Q is a hydrophobic group, wherein X is between 1 and 6, Y is between 1 and 20 and Z is between 1 and 20.

2. The conductive paste of claim 1, wherein Q has a long pair which M accepts to be a ligand.

3. The conductive paste of claim 1, wherein M comprises at least one of Al, Ti, Zr, and Si.

4. The conductive paste of claim 1, wherein R is selected from the following group: alkyl oxide group (—O—CmHn), carbonyl group (—(C═O)—CmHn), carboxyl group (—O—(C═O)—CmHn), carbonyloxy group (—(C═O)O—CmHn), amido group (—(C═O)NH—CmHn), alkoxylene group (—O—CmHn—O—) and carboxylic ester group (—O—(C═O)—CmHn—O—).

5. The conductive paste of claim 4, wherein m is between 1 and 6.

6. The conductive paste of claim 4, wherein n is between 3 and 13.

7. The conductive paste of claim 1, wherein Q comprises at least one of N, O, P and S.

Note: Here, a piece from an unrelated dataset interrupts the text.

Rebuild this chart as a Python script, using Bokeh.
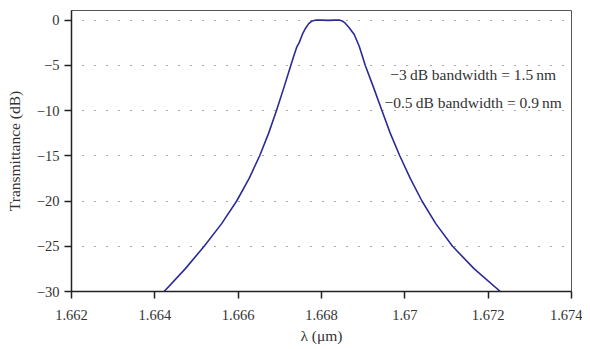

8. The conductive paste of claim 1, wherein Q is selected from the following groups: vinyl group, aliphatic epoxy group, styryl group, methacryloxy group, acryloxy group, aliphatic amino group, chloropropyl group, aliphatic mercapto group, aliphatic sulfido group, isocyanato group, aliphatic ureido group, aliphatic carboxy group, aliphatic hydroxyl group, cyclohexyl group, phenyl group, aliphatic formyl group, acetyl group and benzoyl group.

9. The conductive paste of claim 1, wherein said aliphatic group comprises 1 to 24 carbon atoms.

10. The conductive paste of claim 1, wherein Q is capable of being chemically bonded to a side chain or a terminal of a polymer chain by means of a chemical reaction.

11. The conductive paste of claim 10, wherein said polymer chain has 1 to 10000 polymeric units.

12. The conductive paste of claim 1 comprising 10% or less of said surfactant.